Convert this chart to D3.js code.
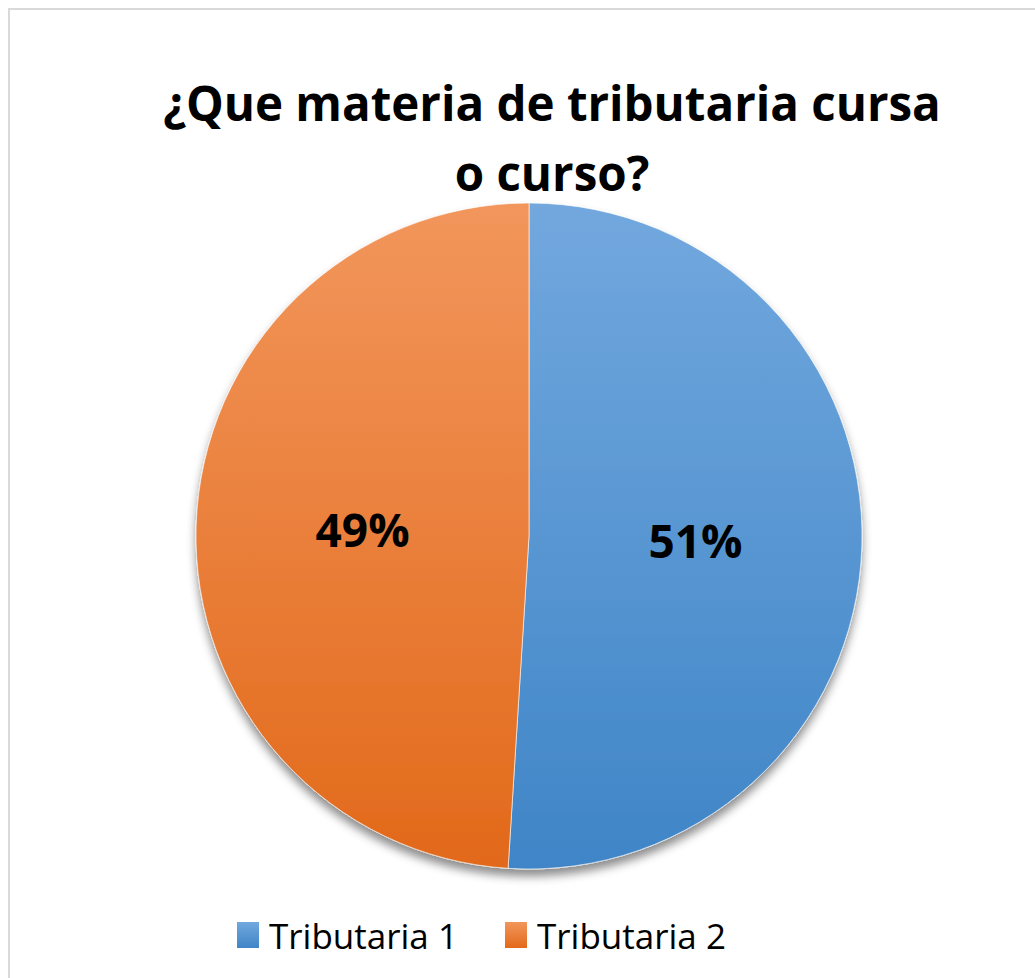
<!DOCTYPE html>
<html>
<head>
<meta charset="utf-8">
<script src="https://cdn.jsdelivr.net/npm/d3@7"></script>
<style>
  body { margin: 0; background: #fff; }
  text { font-family: "Open Sans", "DejaVu Sans", sans-serif; }
</style>
</head>
<body>
<div id="chart"></div>
<script>
// data
var categories = ["Tributaria 1", "Tributaria 2"];
var values = [51, 49];
var titleLines = ["¿Que materia de tributaria cursa", "o curso?"];

var width = 1035,
    height = 978,
    cx = 529, cy = 536, // pie centre
    radius = 333;

// light/dark gradient stops per slice
var colorsTop = ["#72a8de", "#f2965c"],
    colorsBottom = ["#3f85c7", "#e2691a"];

var svg = d3.select("#chart").append("svg")
    .attr("width", width)
    .attr("height", height);

var defs = svg.append("defs");

categories.forEach(function(c, i){
    var g = defs.append("linearGradient")
        .attr("id", "grad" + i)
        .attr("x1", 0).attr("y1", 0)
        .attr("x2", 0).attr("y2", 1);
    g.append("stop").attr("offset", "0%").attr("stop-color", colorsTop[i]);
    g.append("stop").attr("offset", "100%").attr("stop-color", colorsBottom[i]);

    // pie gradient in user space so both halves share the same vertical ramp
    var gp = defs.append("linearGradient")
        .attr("id", "pgrad" + i)
        .attr("gradientUnits", "userSpaceOnUse")
        .attr("x1", 0).attr("y1", -radius)
        .attr("x2", 0).attr("y2", radius);
    gp.append("stop").attr("offset", "0%").attr("stop-color", colorsTop[i]);
    gp.append("stop").attr("offset", "100%").attr("stop-color", colorsBottom[i]);
});

// soft shadow under the pie
var shadow = defs.append("filter")
    .attr("id", "shadow")
    .attr("x", "-10%").attr("y", "-10%")
    .attr("width", "120%").attr("height", "125%");
shadow.append("feDropShadow")
    .attr("dx", 0).attr("dy", 7)
    .attr("stdDeviation", 5)
    .attr("flood-color", "#000")
    .attr("flood-opacity", 0.45);

// outer frame
svg.append("rect")
    .attr("x", 9).attr("y", 9)
    .attr("width", width + 10).attr("height", height + 10)
    .attr("fill", "none")
    .attr("stroke", "#d9d9d9")
    .attr("stroke-width", 2);

// title
svg.append("text")
    .attr("x", 552)
    .attr("text-anchor", "middle")
    .attr("font-weight", "bold")
    .attr("font-size", 47.5)
    .selectAll("tspan")
    .data(titleLines)
  .enter()
    .append("tspan")
    .attr("x", 552)
    .attr("y", function(d, i){ return 121 + i * 70; })
    .text(function(d){ return d; });

// pie
var pie = d3.pie().sort(null).value(function(d){ return d; });
var arc = d3.arc().innerRadius(0).outerRadius(radius);
var labelArc = d3.arc().innerRadius(radius * 0.5).outerRadius(radius * 0.5);
var arcs = pie(values);

var pg = svg.append("g")
    .attr("transform", "translate(" + cx + "," + cy + ")");

pg.append("g")
    .attr("filter", "url(#shadow)")
    .selectAll("path")
    .data(arcs)
  .enter()
    .append("path")
    .attr("d", arc)
    .attr("fill", function(d, i){ return "url(#pgrad" + i + ")"; })
    .attr("stroke", "#fff")
    .attr("stroke-width", 0.6);

var total = d3.sum(values);
pg.selectAll(".lbl")
    .data(arcs)
  .enter()
    .append("text")
    .attr("class", "lbl")
    .attr("transform", function(d){
        var c = labelArc.centroid(d);
        return "translate(" + c[0] + "," + c[1] + ")";
    })
    .attr("text-anchor", "middle")
    .attr("dy", "0.36em")
    .attr("font-weight", "bold")
    .attr("font-size", 46)
    .text(function(d){ return Math.round(d.value / total * 100) + "%"; });

// legend
var legendX = [237, 505];
var leg = svg.selectAll(".legend")
    .data(categories)
  .enter()
    .append("g")
    .attr("class", "legend")
    .attr("transform", function(d, i){ return "translate(" + legendX[i] + ",922)"; });

leg.append("rect")
    .attr("width", 22)
    .attr("height", 26)
    .attr("fill", function(d, i){ return "url(#grad" + i + ")"; });

leg.append("text")
    .attr("x", 32)
    .attr("y", 27)
    .attr("font-size", 35)
    .text(function(d){ return d; });
</script>
</body>
</html>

^^^^

Return the listing above in full and without alteration, excluding its pictures.

SOLUTION TO THIS TASK:
Convert this chart to D3.js code.
<!DOCTYPE html>
<html>
<head>
<meta charset="utf-8">
<script src="https://cdn.jsdelivr.net/npm/d3@7"></script>
<style>
  body { margin: 0; background: #fff; }
  text { font-family: "Open Sans", "DejaVu Sans", sans-serif; }
</style>
</head>
<body>
<div id="chart"></div>
<script>
// data
var categories = ["Tributaria 1", "Tributaria 2"];
var values = [51, 49];
var titleLines = ["¿Que materia de tributaria cursa", "o curso?"];

var width = 1035,
    height = 978,
    cx = 529, cy = 536, // pie centre
    radius = 333;

// light/dark gradient stops per slice
var colorsTop = ["#72a8de", "#f2965c"],
    colorsBottom = ["#3f85c7", "#e2691a"];

var svg = d3.select("#chart").append("svg")
    .attr("width", width)
    .attr("height", height);

var defs = svg.append("defs");

categories.forEach(function(c, i){
    var g = defs.append("linearGradient")
        .attr("id", "grad" + i)
        .attr("x1", 0).attr("y1", 0)
        .attr("x2", 0).attr("y2", 1);
    g.append("stop").attr("offset", "0%").attr("stop-color", colorsTop[i]);
    g.append("stop").attr("offset", "100%").attr("stop-color", colorsBottom[i]);

    // pie gradient in user space so both halves share the same vertical ramp
    var gp = defs.append("linearGradient")
        .attr("id", "pgrad" + i)
        .attr("gradientUnits", "userSpaceOnUse")
        .attr("x1", 0).attr("y1", -radius)
        .attr("x2", 0).attr("y2", radius);
    gp.append("stop").attr("offset", "0%").attr("stop-color", colorsTop[i]);
    gp.append("stop").attr("offset", "100%").attr("stop-color", colorsBottom[i]);
});

// soft shadow under the pie
var shadow = defs.append("filter")
    .attr("id", "shadow")
    .attr("x", "-10%").attr("y", "-10%")
    .attr("width", "120%").attr("height", "125%");
shadow.append("feDropShadow")
    .attr("dx", 0).attr("dy", 7)
    .attr("stdDeviation", 5)
    .attr("flood-color", "#000")
    .attr("flood-opacity", 0.45);

// outer frame
svg.append("rect")
    .attr("x", 9).attr("y", 9)
    .attr("width", width + 10).attr("height", height + 10)
    .attr("fill", "none")
    .attr("stroke", "#d9d9d9")
    .attr("stroke-width", 2);

// title
svg.append("text")
    .attr("x", 552)
    .attr("text-anchor", "middle")
    .attr("font-weight", "bold")
    .attr("font-size", 47.5)
    .selectAll("tspan")
    .data(titleLines)
  .enter()
    .append("tspan")
    .attr("x", 552)
    .attr("y", function(d, i){ return 121 + i * 70; })
    .text(function(d){ return d; });

// pie
var pie = d3.pie().sort(null).value(function(d){ return d; });
var arc = d3.arc().innerRadius(0).outerRadius(radius);
var labelArc = d3.arc().innerRadius(radius * 0.5).outerRadius(radius * 0.5);
var arcs = pie(values);

var pg = svg.append("g")
    .attr("transform", "translate(" + cx + "," + cy + ")");

pg.append("g")
    .attr("filter", "url(#shadow)")
    .selectAll("path")
    .data(arcs)
  .enter()
    .append("path")
    .attr("d", arc)
    .attr("fill", function(d, i){ return "url(#pgrad" + i + ")"; })
    .attr("stroke", "#fff")
    .attr("stroke-width", 0.6);

var total = d3.sum(values);
pg.selectAll(".lbl")
    .data(arcs)
  .enter()
    .append("text")
    .attr("class", "lbl")
    .attr("transform", function(d){
        var c = labelArc.centroid(d);
        return "translate(" + c[0] + "," + c[1] + ")";
    })
    .attr("text-anchor", "middle")
    .attr("dy", "0.36em")
    .attr("font-weight", "bold")
    .attr("font-size", 46)
    .text(function(d){ return Math.round(d.value / total * 100) + "%"; });

// legend
var legendX = [237, 505];
var leg = svg.selectAll(".legend")
    .data(categories)
  .enter()
    .append("g")
    .attr("class", "legend")
    .attr("transform", function(d, i){ return "translate(" + legendX[i] + ",922)"; });

leg.append("rect")
    .attr("width", 22)
    .attr("height", 26)
    .attr("fill", function(d, i){ return "url(#grad" + i + ")"; });

leg.append("text")
    .attr("x", 32)
    .attr("y", 27)
    .attr("font-size", 35)
    .text(function(d){ return d; });
</script>
</body>
</html>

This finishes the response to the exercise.